Instruction =>
Produce a word-for-word copy of the listing below without its pictures.

------------------------------------------------------------------------

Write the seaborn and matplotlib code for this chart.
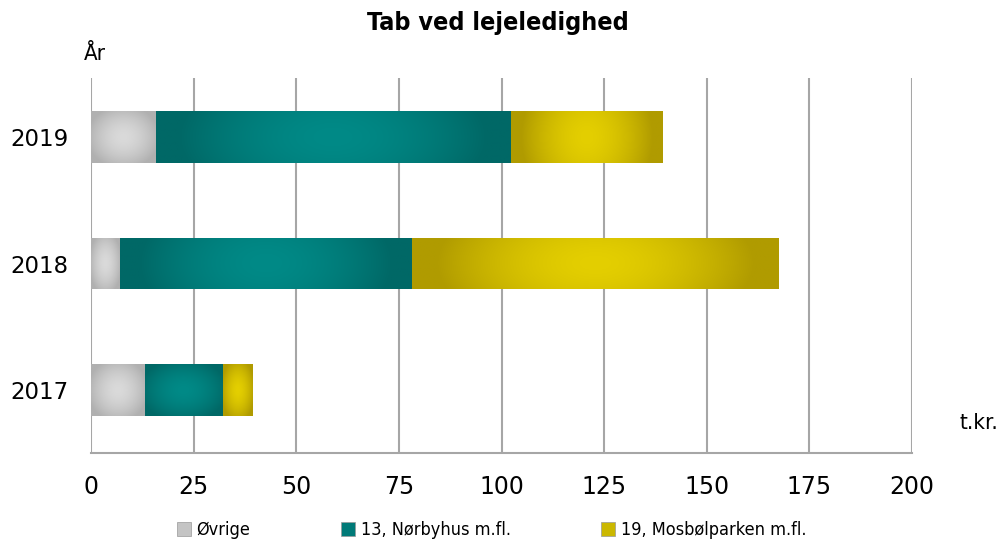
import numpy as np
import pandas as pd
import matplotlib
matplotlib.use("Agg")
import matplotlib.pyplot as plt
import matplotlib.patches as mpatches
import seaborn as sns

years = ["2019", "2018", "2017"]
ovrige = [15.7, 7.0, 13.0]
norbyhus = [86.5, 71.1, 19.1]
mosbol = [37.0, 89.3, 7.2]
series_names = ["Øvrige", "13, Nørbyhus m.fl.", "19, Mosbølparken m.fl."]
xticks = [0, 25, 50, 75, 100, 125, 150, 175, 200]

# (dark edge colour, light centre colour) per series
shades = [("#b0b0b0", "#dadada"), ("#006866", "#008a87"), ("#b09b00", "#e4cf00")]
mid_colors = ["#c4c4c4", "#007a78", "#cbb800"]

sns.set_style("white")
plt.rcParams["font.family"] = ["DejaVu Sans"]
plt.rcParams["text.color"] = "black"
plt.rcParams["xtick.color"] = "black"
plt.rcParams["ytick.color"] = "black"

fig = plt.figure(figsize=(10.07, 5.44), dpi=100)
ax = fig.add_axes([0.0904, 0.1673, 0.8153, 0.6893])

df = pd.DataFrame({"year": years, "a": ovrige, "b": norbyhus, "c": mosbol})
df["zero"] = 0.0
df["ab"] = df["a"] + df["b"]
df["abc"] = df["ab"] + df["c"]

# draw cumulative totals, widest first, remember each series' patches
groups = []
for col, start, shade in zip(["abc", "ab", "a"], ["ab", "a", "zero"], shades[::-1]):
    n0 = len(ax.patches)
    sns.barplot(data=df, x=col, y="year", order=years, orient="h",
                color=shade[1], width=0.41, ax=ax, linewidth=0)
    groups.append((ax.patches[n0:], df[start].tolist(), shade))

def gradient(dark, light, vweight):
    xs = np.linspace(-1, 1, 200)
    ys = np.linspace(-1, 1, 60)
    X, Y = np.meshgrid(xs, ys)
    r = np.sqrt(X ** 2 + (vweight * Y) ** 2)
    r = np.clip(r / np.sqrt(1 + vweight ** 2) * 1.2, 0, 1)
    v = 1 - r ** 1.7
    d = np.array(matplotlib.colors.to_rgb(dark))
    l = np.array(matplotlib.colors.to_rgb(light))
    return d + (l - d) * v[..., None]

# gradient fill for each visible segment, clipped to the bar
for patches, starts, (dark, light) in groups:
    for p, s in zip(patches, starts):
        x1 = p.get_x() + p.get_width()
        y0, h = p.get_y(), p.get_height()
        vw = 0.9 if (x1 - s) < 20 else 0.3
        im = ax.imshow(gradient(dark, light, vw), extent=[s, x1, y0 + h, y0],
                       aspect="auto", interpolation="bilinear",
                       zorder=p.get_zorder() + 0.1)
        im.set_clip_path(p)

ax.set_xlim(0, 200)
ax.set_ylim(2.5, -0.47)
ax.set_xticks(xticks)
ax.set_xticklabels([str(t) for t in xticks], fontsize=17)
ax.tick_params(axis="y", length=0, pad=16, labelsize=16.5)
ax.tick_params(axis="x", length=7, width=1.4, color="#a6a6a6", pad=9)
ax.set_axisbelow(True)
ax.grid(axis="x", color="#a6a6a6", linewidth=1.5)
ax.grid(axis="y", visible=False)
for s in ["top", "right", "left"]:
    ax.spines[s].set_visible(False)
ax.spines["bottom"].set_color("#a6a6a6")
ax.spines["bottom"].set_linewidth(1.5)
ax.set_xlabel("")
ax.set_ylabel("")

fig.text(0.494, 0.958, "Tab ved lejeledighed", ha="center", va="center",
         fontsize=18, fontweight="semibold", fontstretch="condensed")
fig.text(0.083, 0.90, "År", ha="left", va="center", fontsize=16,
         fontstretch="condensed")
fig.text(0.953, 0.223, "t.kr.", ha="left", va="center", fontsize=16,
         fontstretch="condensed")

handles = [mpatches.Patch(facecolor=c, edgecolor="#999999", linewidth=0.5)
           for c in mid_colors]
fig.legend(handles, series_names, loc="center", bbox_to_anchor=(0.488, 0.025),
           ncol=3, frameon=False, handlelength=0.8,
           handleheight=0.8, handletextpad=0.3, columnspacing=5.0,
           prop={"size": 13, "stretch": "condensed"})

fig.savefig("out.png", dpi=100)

------------------------------------------------------------------------

Task solution =>
Write the seaborn and matplotlib code for this chart.
import numpy as np
import pandas as pd
import matplotlib
matplotlib.use("Agg")
import matplotlib.pyplot as plt
import matplotlib.patches as mpatches
import seaborn as sns

years = ["2019", "2018", "2017"]
ovrige = [15.7, 7.0, 13.0]
norbyhus = [86.5, 71.1, 19.1]
mosbol = [37.0, 89.3, 7.2]
series_names = ["Øvrige", "13, Nørbyhus m.fl.", "19, Mosbølparken m.fl."]
xticks = [0, 25, 50, 75, 100, 125, 150, 175, 200]

# (dark edge colour, light centre colour) per series
shades = [("#b0b0b0", "#dadada"), ("#006866", "#008a87"), ("#b09b00", "#e4cf00")]
mid_colors = ["#c4c4c4", "#007a78", "#cbb800"]

sns.set_style("white")
plt.rcParams["font.family"] = ["DejaVu Sans"]
plt.rcParams["text.color"] = "black"
plt.rcParams["xtick.color"] = "black"
plt.rcParams["ytick.color"] = "black"

fig = plt.figure(figsize=(10.07, 5.44), dpi=100)
ax = fig.add_axes([0.0904, 0.1673, 0.8153, 0.6893])

df = pd.DataFrame({"year": years, "a": ovrige, "b": norbyhus, "c": mosbol})
df["zero"] = 0.0
df["ab"] = df["a"] + df["b"]
df["abc"] = df["ab"] + df["c"]

# draw cumulative totals, widest first, remember each series' patches
groups = []
for col, start, shade in zip(["abc", "ab", "a"], ["ab", "a", "zero"], shades[::-1]):
    n0 = len(ax.patches)
    sns.barplot(data=df, x=col, y="year", order=years, orient="h",
                color=shade[1], width=0.41, ax=ax, linewidth=0)
    groups.append((ax.patches[n0:], df[start].tolist(), shade))

def gradient(dark, light, vweight):
    xs = np.linspace(-1, 1, 200)
    ys = np.linspace(-1, 1, 60)
    X, Y = np.meshgrid(xs, ys)
    r = np.sqrt(X ** 2 + (vweight * Y) ** 2)
    r = np.clip(r / np.sqrt(1 + vweight ** 2) * 1.2, 0, 1)
    v = 1 - r ** 1.7
    d = np.array(matplotlib.colors.to_rgb(dark))
    l = np.array(matplotlib.colors.to_rgb(light))
    return d + (l - d) * v[..., None]

# gradient fill for each visible segment, clipped to the bar
for patches, starts, (dark, light) in groups:
    for p, s in zip(patches, starts):
        x1 = p.get_x() + p.get_width()
        y0, h = p.get_y(), p.get_height()
        vw = 0.9 if (x1 - s) < 20 else 0.3
        im = ax.imshow(gradient(dark, light, vw), extent=[s, x1, y0 + h, y0],
                       aspect="auto", interpolation="bilinear",
                       zorder=p.get_zorder() + 0.1)
        im.set_clip_path(p)

ax.set_xlim(0, 200)
ax.set_ylim(2.5, -0.47)
ax.set_xticks(xticks)
ax.set_xticklabels([str(t) for t in xticks], fontsize=17)
ax.tick_params(axis="y", length=0, pad=16, labelsize=16.5)
ax.tick_params(axis="x", length=7, width=1.4, color="#a6a6a6", pad=9)
ax.set_axisbelow(True)
ax.grid(axis="x", color="#a6a6a6", linewidth=1.5)
ax.grid(axis="y", visible=False)
for s in ["top", "right", "left"]:
    ax.spines[s].set_visible(False)
ax.spines["bottom"].set_color("#a6a6a6")
ax.spines["bottom"].set_linewidth(1.5)
ax.set_xlabel("")
ax.set_ylabel("")

fig.text(0.494, 0.958, "Tab ved lejeledighed", ha="center", va="center",
         fontsize=18, fontweight="semibold", fontstretch="condensed")
fig.text(0.083, 0.90, "År", ha="left", va="center", fontsize=16,
         fontstretch="condensed")
fig.text(0.953, 0.223, "t.kr.", ha="left", va="center", fontsize=16,
         fontstretch="condensed")

handles = [mpatches.Patch(facecolor=c, edgecolor="#999999", linewidth=0.5)
           for c in mid_colors]
fig.legend(handles, series_names, loc="center", bbox_to_anchor=(0.488, 0.025),
           ncol=3, frameon=False, handlelength=0.8,
           handleheight=0.8, handletextpad=0.3, columnspacing=5.0,
           prop={"size": 13, "stretch": "condensed"})

fig.savefig("out.png", dpi=100)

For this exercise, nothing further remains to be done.